People with Lewy body dementia can have memory loss, motor-function problems and hallucinations, but doctors don't have a foolproof way to detect it, the director of the Mayo Clinic's brain bank says. Lewy Body Dementia is the suspected diagnosis of Blackhawks legend Stan Mikita.
“Lewy body dementia, it's a tweener — it's got part of Alzheimer’s and part of Parkinson's,” said Dr. Dennis Dickson, who has been professor of pathology and neurosciences at the Mayo Clinic's Jacksonville, Fla., campus since 1997.
“It's a real problem diagnosis. The medication that makes Alzheimer’s better makes the Parkinson's worse ... and vice versa.”
Mikita played hockey for 22 years. Dickson said that to his knowledge studies have found no connection between Lewy body dementia and the trauma of playing professional sports.
Lewy bodies — named for pioneering neurologist Frederick H. Lewy — are protein deposits that collect inside nerve cells in the brain, causing symptoms that are often mistaken for Parkinson's or Alzheimer’s. One in four diagnoses could be wrong, Dickson said.

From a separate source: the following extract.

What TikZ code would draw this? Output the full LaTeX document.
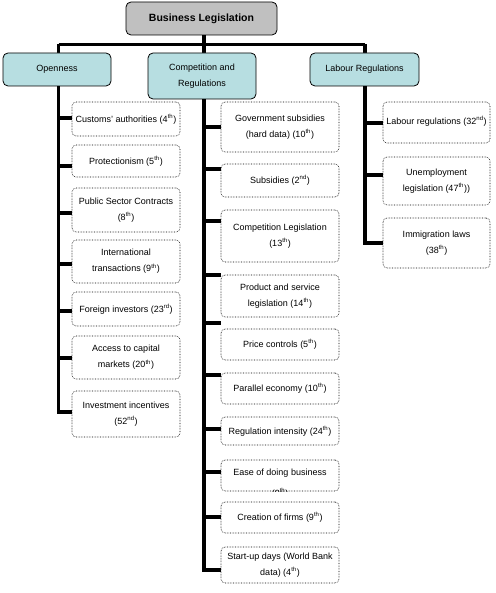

LBD has some strong indicators such as hallucinations and severe sleep disorders, Dickson said.
“They'll act out their dreams,” he said. “Normally, you don't move at all (during sleep), but they'll actually strike their bed partners. ... They'll hit and punch their bed partners, not knowing they're doing it because they're in a dream state.”
Dickson said there's no way for doctors to be 100 percent certain Mikita has LBD while he's living. Some patients make arrangements to donate their brains to the brain bank posthumously.
“It's up to the individuals and their families,” Dickson said. “Especially with uncommon disorders, some families like to have the closure of knowing the diagnosis. And it's invaluable for research.”